On the eve of a (hopefully) new era in American politics, it's important to remember a certain element from the previous era. Important, because this era is not going to close; it's going to go into hibernation and reconstitute over the next 4-8 years.

The documentary "Hell House" by George Ratliff is terrifying for all the wrong reasons. It's about Trinity Church in suburban Dallas, whose leaders hatched an innovative idea in the early '90s: Around Halloween, instead of opening a traditional haunted house, create an experience that gives people a taste of what hell is like. Then, after audience members are traumatized by the experience, ask them to accept Jesus and join their Assembly of God church.

The Hell House experience they have created includes live-action depictions of date rape, abortion, someone dying of AIDS, a drunk driving fatality, suicide, family violence, and in one famous case nine years ago, a recreation of the Columbine massacre. In each case, the character who has made the wrong choice is escorted to hell by a demon. The good person, such as a devout Christian victim in Columbine, goes to heaven. (Notably absent are depictions of the hell that is wrought upon those who don't help the poor and powerless, those who do cast the first stone, and basically anyone who ignores Jesus's tenets from the Sermon on the Mount.)

The Trinity Church Hell House is witnessed annually by some 15,000 people, about 20 percent of whom then convert or "recommit." It has inspired dozens of copycat Hell Houses across the country, and one plucky entrepreneur has even created a "Hell House Starter Kit." Students at Trinity School compete to land parts such as "Abortion Girl" and "Suicide Girl." And when the production is over, the church holds an Oscars-like ceremony to hand out awards for "Best Rape Girl."

The documentary itself is surprisingly hands-off. Unlike a Michael Moore film, the author's voice and point of view are almost completely absent. No voiceover. No introduction. No cuts to interviews with liberal academics and psychologists about why this is absolutely wrong. Not even any terribly obvious edits meant to enhance the characters' comic lack of self-awareness (as in "American Movie"). It's executed completely at face value. In fact, Ratliff even includes a truly terrifying episode in which one of the church members sees his infant son go into a seizure at the breakfast table. (The father is a sympathetic character, forced into single parenthood with four kids because his wife had an Internet affair.) I imagine the Trinity Church members who see the film would find it to be an accurate depiction.

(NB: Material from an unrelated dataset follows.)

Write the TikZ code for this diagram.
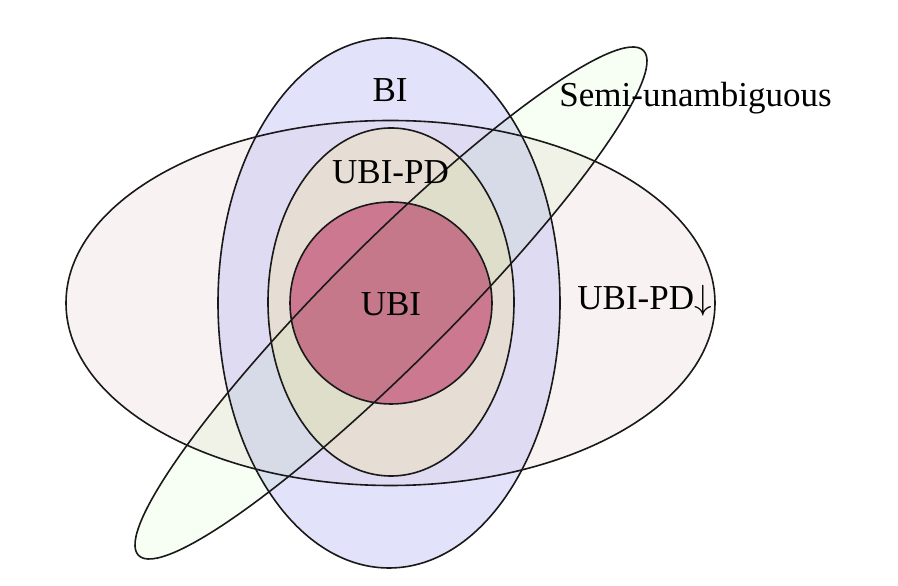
\documentclass[tikz,border=0pt]{standalone}
\usepackage{fontspec}
\setmainfont{Liberation Serif}
\definecolor{bigfill}{RGB}{249,242,242}
\definecolor{bifill}{RGB}{197,197,245}
\definecolor{pdfill}{RGB}{230,222,212}
\definecolor{ubifill}{RGB}{204,120,145}
\definecolor{semifill}{RGB}{247,255,244}
\definecolor{edge}{RGB}{25,25,25}
\tikzset{
  outline/.style={draw=edge, line width=1.6pt},
  lbl/.style={anchor=base, inner sep=0pt, font=\fontsize{35}{40}\selectfont},
}
\newcommand{\bigdownarrow}{\scalebox{3.5}{\normalsize$\downarrow$}}
\begin{document}
\begin{tikzpicture}[x=1pt,y=1pt]
\useasboundingbox (0,0) rectangle (898,586);
% fills
\fill[bigfill] (390.5,283) ellipse [x radius=324.5, y radius=182.5];
\fill[bifill, fill opacity=0.5] (389,283) ellipse [x radius=171, y radius=265];
\fill[pdfill] (391,284) ellipse [x radius=123, y radius=174];
\fill[ubifill] (391,283) circle [radius=101];
\begin{scope}[blend mode=multiply]
\fill[semifill, rotate around={45:(391,283)}] (391,283) ellipse [x radius=357, y radius=60];
\end{scope}
% outlines
\draw[outline] (390.5,283) ellipse [x radius=324.5, y radius=182.5];
\draw[outline] (389,283) ellipse [x radius=171, y radius=265];
\draw[outline] (391,284) ellipse [x radius=123, y radius=174];
\draw[outline] (391,283) circle [radius=101];
\draw[outline, rotate around={45:(391,283)}] (391,283) ellipse [x radius=357, y radius=60];
% labels
\node[lbl] (bi) at (390,484) {BI};
\node[lbl] (semi) at (695.5,479) {Semi-unambiguous};
\node[lbl] (ubipd) at (390.5,402) {UBI-PD};
\node[lbl] (ubi) at (391,270) {UBI};
\node[lbl] (ubipddown) at (644.5,276) {UBI-PD\bigdownarrow};
\end{tikzpicture}
\end{document}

The film's ironies are too numerous to mention, but one in particular deserves serious and sober comment. The Hell House creators have, in their mind, a simple purpose and point of view. There is a heaven. There is a hell. If you make the right choices, you go to heaven. If you make the wrong choices, you go to hell. Absolutely flabbergasting are the choices made by the HH creators themselves. In one episode, a girl goes to a rave. There, she is approached by two boys who push drugs on her. She takes the drugs and gets gang raped. And then, when she realizes what has just happened, she kills herself. As a demon goads her to take her own life, we learn that she was previously raped by her father.

So you have a father somewhere in the background who has raped his daughter. You have people somewhere in the past who have purposely created a drug meant to make it easier to rape women. You have two boys who push this drug on a girl who has been raped by her father. And then you have two or more boys who then rape the girl. And the person who made the wrong choices according to the morals of Hell House, the person who is going to hell because of all of this?

The girl.

I don't believe in hell. But if there is one, there's a special place in it for the person who made THAT choice.

Comments

Kevin Sawyer said…
"The Hell House experience they have created includes live-action depictions of date rape, abortion, someone dying of AIDS, a drunk driving fatality, suicide, family violence,"

When did Todd Solondz join a church?